Yes, dance is, of course, a business. Self-employed dance professionals are perfectly entitled to earn a decent living that reflects their level of expertise and the positive contribution that they make to the lives of their students and their families, and to the broader communities to which they belong. But the business side of teaching dance belongs, I believe, well in the background, supporting the primary professional and artistic fundamentals that make a dance teacher better at, well… teaching dance.
In my experience, genuine creatives and true professionals are rightly focused on mastering their art or profession – just as passionate teachers are fully committed to the wellbeing of their students. They have little choice, really, because art and service – far from being merely money-making platforms – are powerful callings that flow from the soul. I fully understand the justified indignation that artists and professionals feel towards the hacks and hucksters – those with limited talent among us who are simply “in it for the money” and whose actions cast a shadow over the industry and diminish the life’s work of those who seek to live and work from the heart.

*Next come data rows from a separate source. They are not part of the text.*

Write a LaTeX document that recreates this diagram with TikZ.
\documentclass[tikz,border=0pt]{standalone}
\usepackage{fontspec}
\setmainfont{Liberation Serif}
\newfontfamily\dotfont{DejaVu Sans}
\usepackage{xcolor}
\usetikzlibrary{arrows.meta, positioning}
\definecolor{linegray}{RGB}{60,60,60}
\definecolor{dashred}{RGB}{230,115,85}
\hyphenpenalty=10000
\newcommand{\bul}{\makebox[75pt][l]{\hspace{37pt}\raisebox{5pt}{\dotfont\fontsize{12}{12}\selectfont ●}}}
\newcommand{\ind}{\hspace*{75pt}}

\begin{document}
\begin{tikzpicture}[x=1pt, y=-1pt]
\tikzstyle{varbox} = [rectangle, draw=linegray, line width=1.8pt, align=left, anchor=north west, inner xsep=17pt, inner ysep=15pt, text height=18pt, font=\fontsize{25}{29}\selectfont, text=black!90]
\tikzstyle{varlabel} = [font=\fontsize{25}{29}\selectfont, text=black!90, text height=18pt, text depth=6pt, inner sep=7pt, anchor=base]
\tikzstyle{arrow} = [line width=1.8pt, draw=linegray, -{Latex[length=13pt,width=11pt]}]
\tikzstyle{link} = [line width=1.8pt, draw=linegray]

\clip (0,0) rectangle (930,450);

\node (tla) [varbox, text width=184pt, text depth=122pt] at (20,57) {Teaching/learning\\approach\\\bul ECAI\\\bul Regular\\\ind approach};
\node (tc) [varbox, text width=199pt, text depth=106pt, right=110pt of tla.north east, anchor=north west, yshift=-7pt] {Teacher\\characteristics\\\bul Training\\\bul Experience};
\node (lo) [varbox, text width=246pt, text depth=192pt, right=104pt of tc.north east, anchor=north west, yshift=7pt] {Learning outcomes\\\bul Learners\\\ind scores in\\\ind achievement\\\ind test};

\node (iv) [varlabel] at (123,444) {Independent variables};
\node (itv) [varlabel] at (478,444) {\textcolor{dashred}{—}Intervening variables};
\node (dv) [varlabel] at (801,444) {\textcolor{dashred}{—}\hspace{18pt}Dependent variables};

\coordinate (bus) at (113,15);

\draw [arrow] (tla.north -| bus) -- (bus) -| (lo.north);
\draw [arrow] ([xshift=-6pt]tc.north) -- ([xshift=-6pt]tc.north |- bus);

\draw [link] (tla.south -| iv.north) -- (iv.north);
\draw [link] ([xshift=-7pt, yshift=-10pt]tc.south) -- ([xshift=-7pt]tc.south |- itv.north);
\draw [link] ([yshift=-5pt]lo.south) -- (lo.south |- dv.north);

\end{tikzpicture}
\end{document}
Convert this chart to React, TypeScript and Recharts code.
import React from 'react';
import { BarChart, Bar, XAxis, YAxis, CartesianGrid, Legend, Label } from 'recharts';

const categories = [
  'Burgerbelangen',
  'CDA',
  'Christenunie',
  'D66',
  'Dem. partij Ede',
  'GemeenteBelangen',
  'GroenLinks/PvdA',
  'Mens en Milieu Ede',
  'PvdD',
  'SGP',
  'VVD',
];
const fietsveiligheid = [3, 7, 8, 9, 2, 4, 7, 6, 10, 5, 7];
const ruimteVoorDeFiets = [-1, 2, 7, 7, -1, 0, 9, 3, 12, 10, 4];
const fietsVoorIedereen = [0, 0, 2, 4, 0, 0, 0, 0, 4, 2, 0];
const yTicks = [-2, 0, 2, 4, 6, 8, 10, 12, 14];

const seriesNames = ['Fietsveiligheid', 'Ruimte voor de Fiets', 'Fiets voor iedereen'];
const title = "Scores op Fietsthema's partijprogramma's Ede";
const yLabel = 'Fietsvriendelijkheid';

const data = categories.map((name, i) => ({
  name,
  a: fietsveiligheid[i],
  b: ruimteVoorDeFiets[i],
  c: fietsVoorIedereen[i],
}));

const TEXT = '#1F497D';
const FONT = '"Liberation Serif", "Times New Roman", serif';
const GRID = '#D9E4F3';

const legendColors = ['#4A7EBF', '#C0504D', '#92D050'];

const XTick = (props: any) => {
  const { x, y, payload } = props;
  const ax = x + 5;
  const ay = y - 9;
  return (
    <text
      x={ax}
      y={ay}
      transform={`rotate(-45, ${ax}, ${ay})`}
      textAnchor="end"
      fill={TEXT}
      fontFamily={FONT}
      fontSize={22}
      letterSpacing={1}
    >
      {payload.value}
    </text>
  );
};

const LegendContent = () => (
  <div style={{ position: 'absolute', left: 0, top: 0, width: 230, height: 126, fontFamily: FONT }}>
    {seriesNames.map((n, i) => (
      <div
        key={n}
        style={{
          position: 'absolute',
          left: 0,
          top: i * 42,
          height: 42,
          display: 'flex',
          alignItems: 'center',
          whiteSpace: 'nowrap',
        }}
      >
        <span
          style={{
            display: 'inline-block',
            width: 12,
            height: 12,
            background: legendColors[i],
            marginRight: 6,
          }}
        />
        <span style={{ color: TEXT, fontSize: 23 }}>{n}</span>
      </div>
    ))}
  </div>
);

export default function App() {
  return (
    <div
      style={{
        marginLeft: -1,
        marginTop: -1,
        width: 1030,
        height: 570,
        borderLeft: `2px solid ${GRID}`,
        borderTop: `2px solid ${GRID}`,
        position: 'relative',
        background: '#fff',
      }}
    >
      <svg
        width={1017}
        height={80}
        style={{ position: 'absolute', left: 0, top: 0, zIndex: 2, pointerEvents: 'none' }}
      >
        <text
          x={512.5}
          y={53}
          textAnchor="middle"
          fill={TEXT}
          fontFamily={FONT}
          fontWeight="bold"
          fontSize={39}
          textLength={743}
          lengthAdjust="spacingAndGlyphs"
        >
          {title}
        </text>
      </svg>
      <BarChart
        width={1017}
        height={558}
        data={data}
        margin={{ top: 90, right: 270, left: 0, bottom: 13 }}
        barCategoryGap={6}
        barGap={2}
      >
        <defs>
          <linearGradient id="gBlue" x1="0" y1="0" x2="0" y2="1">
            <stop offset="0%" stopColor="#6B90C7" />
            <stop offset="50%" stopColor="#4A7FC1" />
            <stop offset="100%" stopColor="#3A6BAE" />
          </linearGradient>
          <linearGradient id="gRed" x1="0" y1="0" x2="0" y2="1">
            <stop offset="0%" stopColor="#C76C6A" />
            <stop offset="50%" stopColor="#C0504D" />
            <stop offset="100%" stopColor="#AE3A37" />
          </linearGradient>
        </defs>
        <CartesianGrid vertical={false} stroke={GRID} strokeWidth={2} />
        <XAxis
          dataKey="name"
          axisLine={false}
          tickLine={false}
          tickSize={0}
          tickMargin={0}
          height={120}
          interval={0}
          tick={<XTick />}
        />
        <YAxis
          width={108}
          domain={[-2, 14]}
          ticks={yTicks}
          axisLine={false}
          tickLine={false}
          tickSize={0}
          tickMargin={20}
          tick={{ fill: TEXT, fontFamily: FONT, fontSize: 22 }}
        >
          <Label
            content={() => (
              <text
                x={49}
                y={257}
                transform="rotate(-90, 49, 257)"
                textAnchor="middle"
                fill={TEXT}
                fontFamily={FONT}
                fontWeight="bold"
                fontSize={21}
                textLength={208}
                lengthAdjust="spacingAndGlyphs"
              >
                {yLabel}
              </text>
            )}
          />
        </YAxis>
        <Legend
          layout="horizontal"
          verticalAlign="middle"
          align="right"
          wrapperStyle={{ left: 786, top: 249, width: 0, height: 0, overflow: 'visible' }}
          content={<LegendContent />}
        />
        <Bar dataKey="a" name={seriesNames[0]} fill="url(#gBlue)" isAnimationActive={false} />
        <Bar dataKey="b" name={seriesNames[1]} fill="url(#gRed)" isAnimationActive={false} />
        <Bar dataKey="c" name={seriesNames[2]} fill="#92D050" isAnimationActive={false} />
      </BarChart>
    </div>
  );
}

“…genuine creatives and true professionals are rightly focused on mastering their art or profession – just as passionate teachers are fully committed to the wellbeing of their students. They have little choice, really, because art and service – far from being merely money-making platforms – are powerful callings that flow from the soul.”
It’s a mistake, I believe, for practitioners to allow business goals and practices to overshadow the artistic and professional, or, worse still, to believe that business can somehow compensate for a lack of professional and artistic expertise. A professional manager, of course, would know that, and a professional artist or teacher wouldn’t even entertain the thought.